Le conflit syrien, première épreuve de force
Le nouveau secrétaire général de l'ONU, António Guterres, devra s'efforcer de relancer les efforts diplomatiques infructueux à ce jour pour résoudre le conflit syrien, souligne The Guardian :
«Il lui reviendra de prendre les commandes dans un dossier où le Conseil de sécurité a échoué. Guterres a été salué par le passé pour ses prises de position en faveur des réfugiés venus d'un Proche-Orient dévasté. Un exode désormais plus important encore que celui consécutif à la Seconde Guerre mondiale. Il devra faire de la Syrie sa priorité et s'engager en faveur d'une approche plus ferme et plus active. L'ONU doit initier une 'diplomatie itinérante' intensive, à laquelle participeront les meilleurs diplomates aux échelons les plus élevés, dans chaque capitale des pays concernés.»
Contre toute attente...
Público ne s'attendait pas à ce que la candidature du Portugais aboutisse :
«Cette nomination a quelque chose de tout à fait remarquable compte tenu de tous les arguments qui jouent en sa défaveur : il est né au mauvais endroit (en Europe de l’Ouest alors que cette fois-ci, on voulait un candidat d’Europe de l’Est). Il n’a pas le bon sexe (pour la première fois dans l’histoire de l’ONU, il fallait que ce soit le tour d’une femme) et il ne parle pas la bonne langue : il a toujours été humaniste et pro-réfugiés – un discours qui ne serait pas du goût de la Russie et de la Chine, a-t-on entendu dire. Guterres présente les compétences requises à ce poste : principes, culture, expérience et talent de négociateur. On est cependant en droit de douter qu’il présente la résolution requise pour taper du poing sur la table. ... Mais d’un autre côté, même quand on est secrétaire général de l’ONU, il n’y a pas de table sur laquelle on puisse taper du poing, parce que ce qui importe, c’est le Conseil de sécurité – et on sait que là, Guterres n'aura pas voix au chapitre.»
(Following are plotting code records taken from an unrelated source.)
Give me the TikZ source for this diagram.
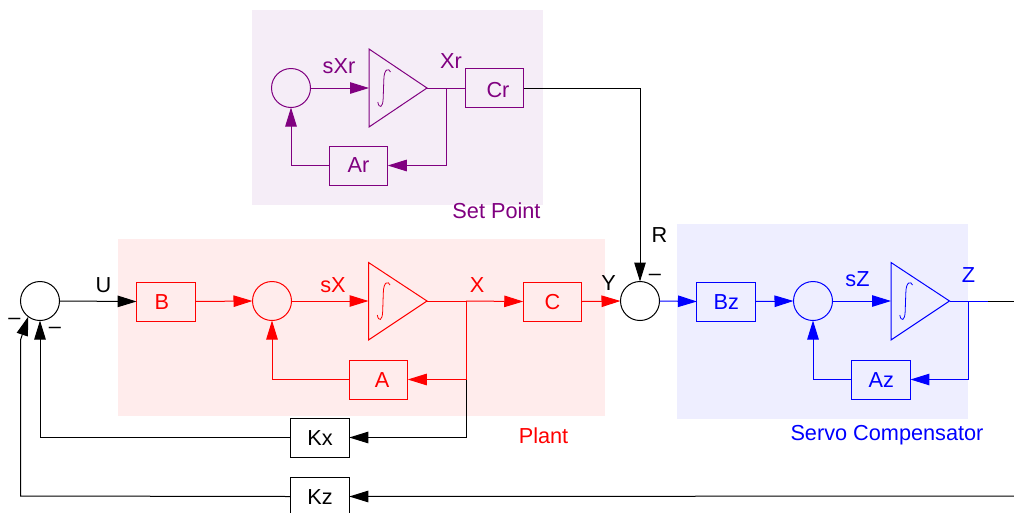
\documentclass[tikz,border=0pt]{standalone}
\usepackage{fontspec}
\setmainfont{Liberation Sans}
\usetikzlibrary{arrows.meta}
\definecolor{pur}{HTML}{800080}
\definecolor{rd}{HTML}{FF0000}
\definecolor{bl}{HTML}{0000FF}
\definecolor{bgpur}{HTML}{F5EDF7}
\definecolor{bgrd}{HTML}{FFECEC}
\definecolor{bgbl}{HTML}{EEEEFF}
\tikzset{
  every node/.style={font=\fontsize{21.7}{24}\selectfont},
  wire/.style={line width=1pt},
  flow/.style={line width=1pt,-{Triangle[length=19pt,width=11.5pt]}},
  blockbox/.style={draw,line width=1pt,minimum width=58.5pt,minimum height=39pt,inner sep=0pt,outer sep=0pt,text height=15.5pt,text depth=0pt},
  summer/.style={draw,circle,line width=1pt,minimum size=39pt,inner sep=0pt,outer sep=0pt},
  integ/.style={line width=1pt,line join=miter},
  lbl/.style={inner sep=0pt,text height=15.5pt,text depth=0pt},
  intsign/.style={line width=0.8pt},
}
\newcommand{\intpath}{(21.5,-16) .. controls (20,-20) and (15,-20) .. (14.8,-8) -- (14.2,10) .. controls (14,20) and (10,21) .. (8.8,14)}
\begin{document}
\begin{tikzpicture}[x=1pt,y=-1pt]
\useasboundingbox (0,0) rectangle (1014,512);
% backgrounds
\fill[bgpur] (252,10) rectangle (543,205);
\fill[bgrd] (118,239) rectangle (605,416);
\fill[bgbl] (677,224) rectangle (968,419);

% set point
\begin{scope}[color=pur,every node/.append style={color=pur}]
\node[summer] (sr) at (291,88) {};
\coordinate (irin) at (369,88);
\coordinate (irtip) at (427,88);
\draw[integ] (369,49) -- (irtip) -- (369,127) -- cycle;
\node[blockbox] (cr) at (494.5,88) {\hspace*{7pt}\raisebox{-2pt}{Cr}};
\node[blockbox] (ar) at (358.5,165.5) {\raisebox{1pt}{Ar}};
\coordinate (jr) at (446.5,88);
\coordinate (cor1) at (446.5,165.5);
\coordinate (cor2) at (291,165.5);
\draw[flow] (sr) -- (irin);
\draw[wire] (irtip) -- (cr.west);
\draw[flow] (jr) -- (cor1) -- (ar.east);
\draw[flow] (ar.west) -- (cor2) -- (sr.south);
\draw[intsign,shift={(irin)}] \intpath;
\node[lbl] (lsxr) at (339,65.5) {sXr};
\node[lbl] (lxr) at (451,61) {Xr};
\node[lbl] (lsp) at (496.5,211) {Set Point};
\end{scope}

% plant
\begin{scope}[color=rd,every node/.append style={color=rd}]
\node[blockbox] (b) at (165.8,301.5) {\hspace*{-8pt}B};
\node[summer] (sp) at (272,301) {};
\coordinate (ipin) at (368.5,301);
\coordinate (iptip) at (427,301);
\draw[integ] (368.5,262.5) -- (iptip) -- (368.5,340) -- cycle;
\node[blockbox] (c) at (552.5,301.5) {C};
\node[blockbox] (a) at (378.5,379.5) {\hspace*{7pt}A};
\coordinate (jp) at (466,301);
\coordinate (jq) at (466,379.5);
\coordinate (cor3) at (272,379.5);
\draw[flow] (b.east) -- (sp.west);
\draw[flow] (sp.east) -- (ipin);
\draw[wire] (iptip) -- (jp);
\draw[flow] (jp) -- (c.west);
\draw[flow] (jp) -- (jq) -- (a.east);
\draw[flow] (a.west) -- (cor3) -- (sp.south);
\draw[intsign,shift={(ipin)}] \intpath;
\node[lbl] (lsx) at (333,285) {sX};
\node[lbl] (lx) at (477,285) {X};
\node[lbl] (lpl) at (543.5,436) {Plant};
\end{scope}

% servo
\node[summer,fill=white] (sy) at (640,301) {};
\draw[flow,rd] (c.east) -- (sy.west);
\begin{scope}[color=bl,every node/.append style={color=bl}]
\node[blockbox] (bz) at (726.2,301.5) {Bz};
\node[summer] (sz) at (813,301) {};
\coordinate (izin) at (891,301);
\coordinate (iztip) at (949.5,301);
\draw[integ] (891,262.5) -- (iztip) -- (891,340) -- cycle;
\node[blockbox] (az) at (881.2,379.5) {Az};
\coordinate (jz) at (968.5,301);
\coordinate (cor4) at (968.5,379.5);
\coordinate (cor5) at (813,379.5);
\coordinate (zsplit) at (988,301);
\draw[flow] (sy.east) -- (bz.west);
\draw[flow] (bz.east) -- (sz.west);
\draw[flow] (sz.east) -- (izin);
\draw[wire] (iztip) -- (zsplit);
\draw[flow] (jz) -- (cor4) -- (az.east);
\draw[flow] (az.west) -- (cor5) -- (sz.south);
\draw[intsign,shift={(izin)}] \intpath;
\node[lbl] (lsz) at (857.5,279) {sZ};
\node[lbl] (lz) at (968.5,275) {Z};
\node[lbl] (lsc) at (887,433) {Servo Compensator};
\end{scope}

% black parts
\node[summer,fill=white] (s0) at (40,301) {};
\node[blockbox] (kx) at (320,437.5) {Kx};
\node[blockbox] (kz) at (320,496.5) {Kz};
\coordinate (zend) at (1014,301);
\coordinate (zin) at (1014,496);
\coordinate (cor6) at (640,88);
\coordinate (cor7) at (466,437.5);
\coordinate (cor8) at (40,437.5);
\coordinate (cor9) at (20.5,496);
\coordinate (cor10) at (20.5,340);
\draw[flow] (s0.east) -- (b.west);
\draw[flow] (cr.east) -- (cor6) -- (sy.north);
\draw[flow] (jq) -- (cor7) -- (kx.east);
\draw[flow] (kx.west) -- (cor8) -- (s0.south);
\draw[wire] (zsplit) -- (zend);
\draw[flow] (zin) -- (kz.east);
\draw[flow] (kz.west) -- (cor9) -- (cor10) -- (s0.233);
\node[lbl] (lu) at (103.5,285) {U};
\node[lbl] (ly) at (608.5,282.5) {Y};
\node[lbl] (lr) at (659.5,235) {R};
\node[inner sep=0pt] (m1) at (14.5,321) {–};
\node[inner sep=0pt] (m2) at (55,330) {–};
\node[inner sep=0pt] (m3) at (655,277) {–};
\end{tikzpicture}
\end{document}
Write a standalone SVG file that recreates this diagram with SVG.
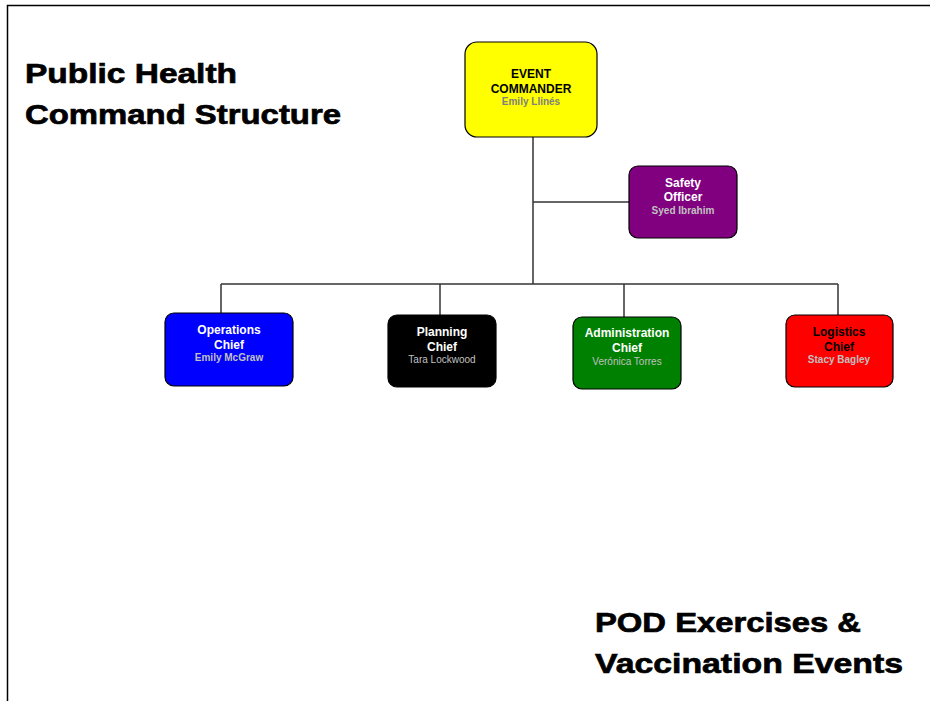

Un poste qui ne vaut pas une dispute
La rapidité à laquelle Guterres a été désigné à son poste étonne le journal Delo et lui inspire la méfiance :
«Le choix rapide et sans grands débats montre une seule chose : Les Nations unies sont à tel point marginalisées dans la politique internationale moderne que les grandes puissances – qui, ces derniers temps, ont fait revivre les traditions issues de l’époque de la guerre froide dans les différentes poudrières du monde – n’ont pas jugé utile de se disputer pour un poste aussi important. Pas même les Russes, qui avaient pourtant affirmé il y a quelques jours qu’ils tenaient à ce que le candidat vienne d’Europe de l’Est, et soit si possible une femme. Ils ont fini par céder et par désigner un personnage qui n’aspirera pas à de grands changements et ne posera pas non plus de gros problèmes.»